About a year ago, I started sweating at night. In winter and only wearing underwear in bed, I would wake up literally drenched in sweat. Not every night, but two or three nights a week. Sometimes it was so bad that I couldn’t bear to get back into my soaking bed, so I would take myself to the spare room for the rest of the night.
I know that night sweats are a symptom of the menopause. I also know that they can be a symptom of some cancers. Either way, they’re unpleasant and were worsening my already crappy sleep. So I went to the GP. He thought I was a bit young for the menopause, but sent me for blood tests to check. I had to come off the pill for the blood tests, so that my hormones could settle.
And the night sweats stopped immediately.
They didn’t come back when I went back on the pill and the blood tests came back clear.
All through the ridiculously hot summer of 2018, the night sweats stayed away. Then in autumn they came back with a vengeance. This time they were up to five times a week. If the sweating didn’t wake me sufficiently, walking to the spare room did.
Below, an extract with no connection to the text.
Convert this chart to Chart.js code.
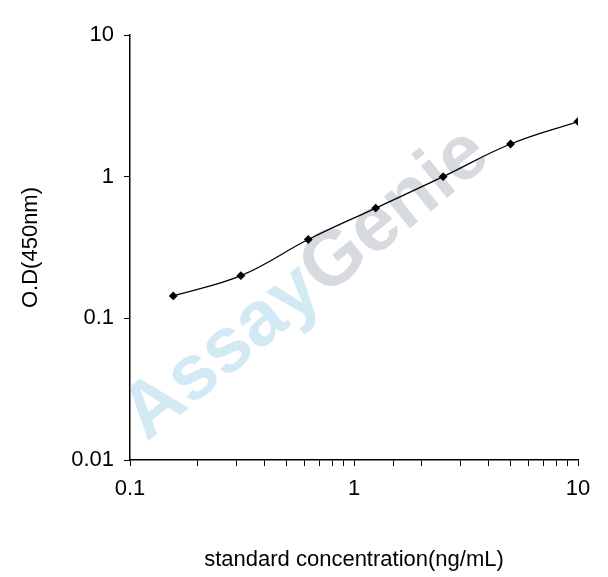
<!DOCTYPE html>
<html>
<head>
<meta charset="utf-8">
<script src="https://cdn.jsdelivr.net/npm/chart.js@4/dist/chart.umd.min.js"></script>
<style>
  html, body { margin: 0; padding: 0; background: #fff; }
  #wrap { width: 608px; height: 577px; }
</style>
</head>
<body>
<div id="wrap"><canvas id="c" width="608" height="577"></canvas></div>
<script>
// standard curve data
const concentrations = [0.156, 0.3125, 0.625, 1.25, 2.5, 5, 10];
const odValues = [0.144, 0.2, 0.36, 0.6, 1.0, 1.7, 2.45];
const xMajor = [0.1, 1, 10];
const yMajor = [0.01, 0.1, 1, 10];

const watermark = {
    id: 'watermark',
    beforeDatasetsDraw(chart) {
        const ctx = chart.ctx;
        ctx.save();
        ctx.translate(300, 290);
        ctx.rotate(-Math.PI / 4.6);
        ctx.font = 'bold 78px "Liberation Sans", Arial, sans-serif';
        ctx.textBaseline = 'middle';
        ctx.fillStyle = 'rgba(140,200,230,0.38)';
        ctx.fillText('Assay', -215, 0);
        const w = ctx.measureText('Assay').width;
        ctx.fillStyle = 'rgba(150,160,170,0.38)';
        ctx.fillText('Genie', -215 + w, 0);
        ctx.restore();
    }
};

const font = { family: '"Liberation Sans", Arial, sans-serif', size: 22 };

new Chart(document.getElementById('c'), {
    type: 'scatter',
    data: {
        datasets: [{
            data: concentrations.map((x, i) => ({ x, y: odValues[i] })),
            showLine: true,
            tension: 0.4,
            borderColor: '#000',
            borderWidth: 1.3,
            pointStyle: 'rectRot',
            pointRadius: 3.5,
            pointBackgroundColor: '#000',
            pointBorderColor: '#000'
        }]
    },
    options: {
        responsive: false,
        animation: false,
        layout: { padding: { top: 35, right: 30, left: 14, bottom: 0 } },
        plugins: { legend: { display: false }, tooltip: { enabled: false } },
        scales: {
            x: {
                type: 'logarithmic', min: 0.1, max: 10,
                afterFit(s) { s.height = 117; },
                border: { color: '#000', width: 1.5 },
                grid: { drawOnChartArea: false, color: '#000', tickLength: 6 },
                ticks: {
                    color: '#000', font, padding: 10, autoSkip: false, maxRotation: 0,
                    callback: v => xMajor.includes(v) ? String(v) : ''
                },
                title: { display: true, text: 'standard concentration(ng/mL)', color: '#000', font, padding: { top: 14 } }
            },
            y: {
                type: 'logarithmic', min: 0.01, max: 10,
                afterFit(s) { s.width = 116; },
                afterBuildTicks(s) { s.ticks = yMajor.map(v => ({ value: v })); },
                border: { color: '#000', width: 1.5 },
                grid: { drawOnChartArea: false, color: '#000', tickLength: 6 },
                ticks: { color: '#000', font, padding: 10, callback: v => String(v) },
                title: { display: true, text: 'O.D(450nm)', color: '#000', font, padding: { bottom: 10 } }
            }
        }
    },
    plugins: [watermark]
});
</script>
</body>
</html>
So I tried putting a towel down on my bed. For someone who sleeps about as well as the princess and the pea, I was amazed that it actually worked and I was able to get back to sleep most of the time.
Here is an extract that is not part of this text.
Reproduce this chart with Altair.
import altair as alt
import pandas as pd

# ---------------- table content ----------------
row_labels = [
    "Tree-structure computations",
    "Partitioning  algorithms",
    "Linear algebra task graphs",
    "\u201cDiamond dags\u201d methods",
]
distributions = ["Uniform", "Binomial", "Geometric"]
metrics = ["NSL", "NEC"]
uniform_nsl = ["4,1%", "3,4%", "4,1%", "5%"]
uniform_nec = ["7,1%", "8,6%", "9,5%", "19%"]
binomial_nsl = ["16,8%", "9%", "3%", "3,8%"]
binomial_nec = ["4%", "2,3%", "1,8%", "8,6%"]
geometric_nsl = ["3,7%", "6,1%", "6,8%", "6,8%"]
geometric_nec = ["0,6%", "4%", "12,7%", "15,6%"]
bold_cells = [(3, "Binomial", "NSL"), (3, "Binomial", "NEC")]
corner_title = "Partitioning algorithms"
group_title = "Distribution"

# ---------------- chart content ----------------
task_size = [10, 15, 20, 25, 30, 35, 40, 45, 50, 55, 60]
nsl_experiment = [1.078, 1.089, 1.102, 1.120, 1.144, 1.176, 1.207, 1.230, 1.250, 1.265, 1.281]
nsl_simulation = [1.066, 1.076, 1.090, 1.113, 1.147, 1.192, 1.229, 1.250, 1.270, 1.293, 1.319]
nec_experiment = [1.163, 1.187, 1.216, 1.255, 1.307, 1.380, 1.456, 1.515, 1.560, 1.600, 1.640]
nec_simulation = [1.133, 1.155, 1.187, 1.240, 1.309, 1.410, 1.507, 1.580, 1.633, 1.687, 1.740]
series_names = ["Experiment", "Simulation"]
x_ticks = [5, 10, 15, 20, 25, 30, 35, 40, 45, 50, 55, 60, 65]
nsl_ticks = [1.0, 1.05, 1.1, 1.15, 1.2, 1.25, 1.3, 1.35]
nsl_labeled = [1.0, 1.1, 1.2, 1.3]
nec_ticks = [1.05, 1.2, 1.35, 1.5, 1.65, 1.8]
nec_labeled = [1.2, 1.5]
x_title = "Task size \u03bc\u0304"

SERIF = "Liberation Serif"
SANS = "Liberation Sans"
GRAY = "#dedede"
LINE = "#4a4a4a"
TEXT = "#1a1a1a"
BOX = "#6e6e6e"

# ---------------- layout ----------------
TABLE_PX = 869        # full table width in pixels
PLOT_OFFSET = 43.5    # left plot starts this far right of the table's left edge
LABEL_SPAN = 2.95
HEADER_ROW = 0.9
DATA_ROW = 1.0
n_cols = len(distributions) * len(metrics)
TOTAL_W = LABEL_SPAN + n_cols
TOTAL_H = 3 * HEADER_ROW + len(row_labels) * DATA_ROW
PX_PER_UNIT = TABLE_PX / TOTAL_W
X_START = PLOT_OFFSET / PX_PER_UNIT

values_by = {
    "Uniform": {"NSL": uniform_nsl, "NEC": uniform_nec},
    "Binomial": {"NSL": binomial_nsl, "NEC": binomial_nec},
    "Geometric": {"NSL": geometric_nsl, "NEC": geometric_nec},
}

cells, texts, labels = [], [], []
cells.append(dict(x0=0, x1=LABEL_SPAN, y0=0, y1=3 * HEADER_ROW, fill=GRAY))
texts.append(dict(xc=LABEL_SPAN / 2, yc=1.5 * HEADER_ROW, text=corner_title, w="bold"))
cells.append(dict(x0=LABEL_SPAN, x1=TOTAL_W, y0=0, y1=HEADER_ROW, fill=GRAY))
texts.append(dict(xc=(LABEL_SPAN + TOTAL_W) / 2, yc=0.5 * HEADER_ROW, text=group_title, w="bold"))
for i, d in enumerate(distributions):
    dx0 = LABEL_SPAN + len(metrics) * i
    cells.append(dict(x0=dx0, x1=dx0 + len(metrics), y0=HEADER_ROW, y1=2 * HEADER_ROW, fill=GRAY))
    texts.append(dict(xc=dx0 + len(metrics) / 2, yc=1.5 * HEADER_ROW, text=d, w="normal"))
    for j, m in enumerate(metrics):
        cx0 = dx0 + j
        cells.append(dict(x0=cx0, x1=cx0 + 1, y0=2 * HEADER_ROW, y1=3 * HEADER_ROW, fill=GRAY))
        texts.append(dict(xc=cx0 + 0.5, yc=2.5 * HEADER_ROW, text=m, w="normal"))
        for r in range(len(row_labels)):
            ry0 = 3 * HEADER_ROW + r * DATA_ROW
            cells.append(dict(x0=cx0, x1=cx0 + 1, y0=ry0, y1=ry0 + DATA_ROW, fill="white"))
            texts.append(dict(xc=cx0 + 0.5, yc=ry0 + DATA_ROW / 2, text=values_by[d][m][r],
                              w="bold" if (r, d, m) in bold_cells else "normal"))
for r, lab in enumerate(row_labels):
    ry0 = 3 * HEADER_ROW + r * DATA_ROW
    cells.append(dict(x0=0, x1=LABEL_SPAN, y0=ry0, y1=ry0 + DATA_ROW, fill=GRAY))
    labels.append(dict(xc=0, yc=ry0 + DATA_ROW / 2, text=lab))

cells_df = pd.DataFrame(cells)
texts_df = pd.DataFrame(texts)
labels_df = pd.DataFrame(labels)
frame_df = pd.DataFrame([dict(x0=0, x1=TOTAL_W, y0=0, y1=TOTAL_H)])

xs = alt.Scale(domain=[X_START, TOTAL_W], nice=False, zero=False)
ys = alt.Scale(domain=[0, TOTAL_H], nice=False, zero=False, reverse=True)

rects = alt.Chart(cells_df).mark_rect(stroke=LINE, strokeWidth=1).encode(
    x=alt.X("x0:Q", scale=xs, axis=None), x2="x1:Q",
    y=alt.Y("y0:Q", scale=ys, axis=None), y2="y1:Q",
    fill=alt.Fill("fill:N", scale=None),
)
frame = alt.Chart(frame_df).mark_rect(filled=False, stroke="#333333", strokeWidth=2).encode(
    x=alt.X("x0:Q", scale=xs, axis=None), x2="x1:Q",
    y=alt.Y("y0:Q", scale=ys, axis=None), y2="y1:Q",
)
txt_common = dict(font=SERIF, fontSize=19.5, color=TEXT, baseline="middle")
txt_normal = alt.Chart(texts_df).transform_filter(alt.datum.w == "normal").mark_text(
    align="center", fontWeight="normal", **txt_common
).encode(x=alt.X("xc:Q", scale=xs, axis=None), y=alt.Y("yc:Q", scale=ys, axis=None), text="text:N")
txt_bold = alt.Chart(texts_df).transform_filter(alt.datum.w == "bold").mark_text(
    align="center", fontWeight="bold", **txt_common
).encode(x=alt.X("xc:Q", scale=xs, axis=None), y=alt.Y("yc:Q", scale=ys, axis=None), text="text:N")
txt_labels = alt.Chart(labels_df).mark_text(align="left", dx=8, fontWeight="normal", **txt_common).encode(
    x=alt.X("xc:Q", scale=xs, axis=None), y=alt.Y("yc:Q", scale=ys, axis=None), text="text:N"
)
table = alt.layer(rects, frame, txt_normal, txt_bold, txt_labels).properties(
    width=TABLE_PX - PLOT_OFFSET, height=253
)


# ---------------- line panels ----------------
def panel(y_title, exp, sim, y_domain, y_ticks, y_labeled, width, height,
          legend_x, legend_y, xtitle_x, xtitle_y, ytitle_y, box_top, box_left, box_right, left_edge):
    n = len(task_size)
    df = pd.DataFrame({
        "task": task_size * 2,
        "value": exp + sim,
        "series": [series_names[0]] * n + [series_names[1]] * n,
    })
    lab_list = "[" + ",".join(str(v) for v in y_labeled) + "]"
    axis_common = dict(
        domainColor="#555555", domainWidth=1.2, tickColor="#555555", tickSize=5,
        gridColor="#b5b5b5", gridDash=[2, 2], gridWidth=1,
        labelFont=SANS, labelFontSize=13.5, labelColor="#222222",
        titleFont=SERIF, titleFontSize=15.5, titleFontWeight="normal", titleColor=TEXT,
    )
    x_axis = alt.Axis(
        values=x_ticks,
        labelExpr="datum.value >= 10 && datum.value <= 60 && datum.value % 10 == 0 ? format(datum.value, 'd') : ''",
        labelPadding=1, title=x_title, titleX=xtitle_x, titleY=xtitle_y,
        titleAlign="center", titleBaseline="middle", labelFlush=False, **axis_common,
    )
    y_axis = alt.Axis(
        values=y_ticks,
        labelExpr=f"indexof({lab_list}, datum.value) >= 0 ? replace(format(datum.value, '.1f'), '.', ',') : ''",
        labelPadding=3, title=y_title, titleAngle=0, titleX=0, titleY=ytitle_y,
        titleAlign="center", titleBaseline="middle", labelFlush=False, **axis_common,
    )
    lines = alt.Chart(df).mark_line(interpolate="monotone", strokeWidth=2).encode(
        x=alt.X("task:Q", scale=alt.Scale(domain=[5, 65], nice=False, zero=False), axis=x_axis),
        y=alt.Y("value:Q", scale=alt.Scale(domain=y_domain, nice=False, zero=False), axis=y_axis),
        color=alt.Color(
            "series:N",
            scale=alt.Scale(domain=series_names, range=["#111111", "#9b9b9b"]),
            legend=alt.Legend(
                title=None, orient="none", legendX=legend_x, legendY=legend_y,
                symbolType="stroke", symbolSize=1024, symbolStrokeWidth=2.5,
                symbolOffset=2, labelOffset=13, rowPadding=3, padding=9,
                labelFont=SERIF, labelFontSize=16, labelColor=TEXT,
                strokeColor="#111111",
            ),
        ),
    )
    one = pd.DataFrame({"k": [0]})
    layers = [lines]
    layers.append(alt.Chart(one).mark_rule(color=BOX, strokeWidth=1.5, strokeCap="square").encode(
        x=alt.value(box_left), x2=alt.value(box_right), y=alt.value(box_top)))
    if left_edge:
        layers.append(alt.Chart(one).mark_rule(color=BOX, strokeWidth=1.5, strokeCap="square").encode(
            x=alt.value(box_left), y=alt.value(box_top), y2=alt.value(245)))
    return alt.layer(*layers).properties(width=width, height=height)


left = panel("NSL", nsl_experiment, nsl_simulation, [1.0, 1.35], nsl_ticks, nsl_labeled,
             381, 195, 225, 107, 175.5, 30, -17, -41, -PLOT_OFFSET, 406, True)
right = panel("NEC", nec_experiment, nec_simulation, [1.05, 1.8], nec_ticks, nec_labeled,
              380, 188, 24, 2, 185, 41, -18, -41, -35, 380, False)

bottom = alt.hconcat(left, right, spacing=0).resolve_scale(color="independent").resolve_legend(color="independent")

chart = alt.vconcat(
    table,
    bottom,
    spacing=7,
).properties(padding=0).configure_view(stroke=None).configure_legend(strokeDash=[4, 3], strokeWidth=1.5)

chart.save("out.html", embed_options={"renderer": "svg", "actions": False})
But I also needed to go back to the doctor.
This time I saw a female doctor. As it happens, she’s the expert on everything to do with women’s health at our surgery. She asked a few questions to rule out the possibility of cancer, then assured me that it was almost certainly the beginning of the menopause. Apparently the perimenopause – the time when your body is moving towards the menopause – can last for up to 10 years.
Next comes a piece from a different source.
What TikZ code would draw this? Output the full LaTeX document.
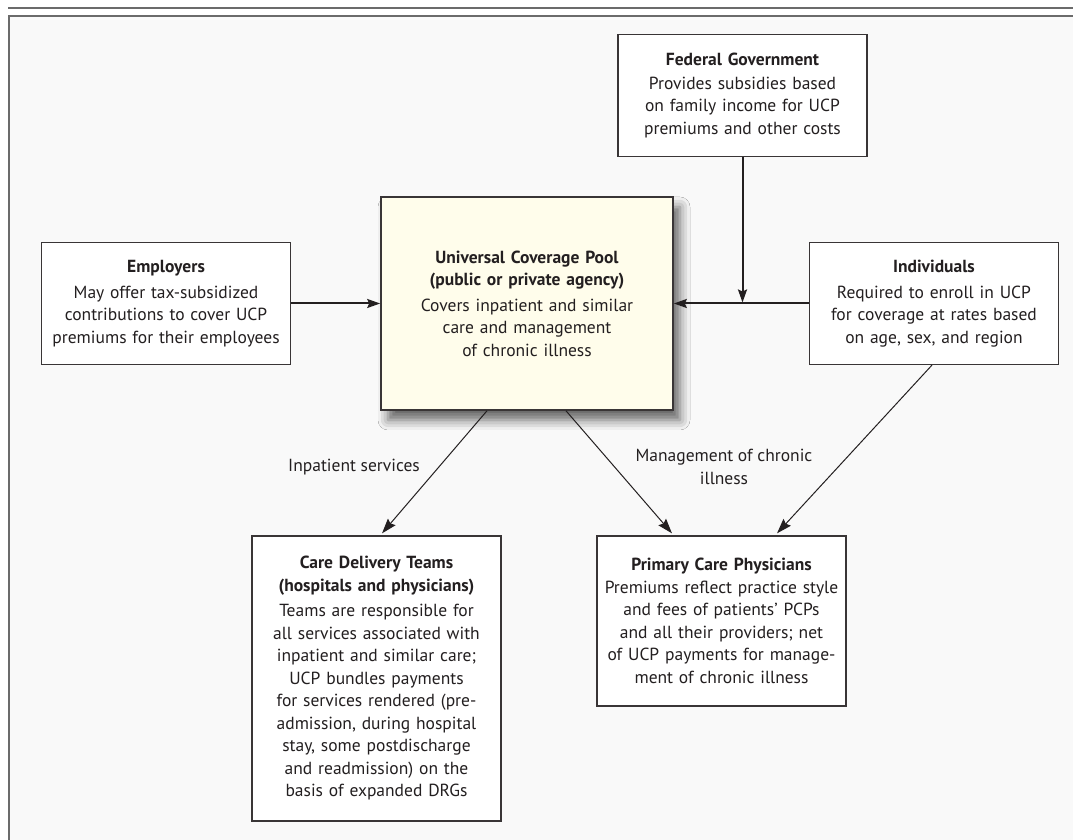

Trouble sleeping is a symptom of being menopausal. I have had trouble sleeping for just over five years now.
She said the blood test I’d had previously was pointless. The menopause isn’t a straightforward thing and your hormones fluctuate all the time.
There are plenty of symptoms of the menopause that I don’t have – like weight gain, urinary tract infections and ageing of the skin. But the night sweats alone were too much and I couldn’t carry on with them.
‘Right, let’s sort this out!’ she said.
And I loved that. No messing about. No trying a thinner duvet or opening a window. Just sorting it out.
When she mentioned HRT, I was initially hesitant. I thought that was something people went on when they were in full blown menopause. I imagined myself on it one day, but not for a few years. And weren’t there health risks?
She assured me that the health risks are very low. All HRT is doing is replacing the natural hormones your body has lost. And she told me something I would never have thought of – the menopause is actually a fairly new phenomenon. In Elizabethan times, life expectancy for a woman was 35. In Victorian times, it was 49. Women just had a lot of babies and then they died. They didn’t actually go through the menopause.
I felt reassured by that. And I didn’t want the disruption and the discomfort of the night sweats any more.
So I am officially on HRT at the age of 45. I haven’t reached the menopause yet, but I’m on my way there. The night sweats haven’t gone away completely, but I’m down to about once every week or two.
I did hope that maybe it would help my sleep too, but that was obviously a step too far.
Have you reached the menopause? Are you on HRT?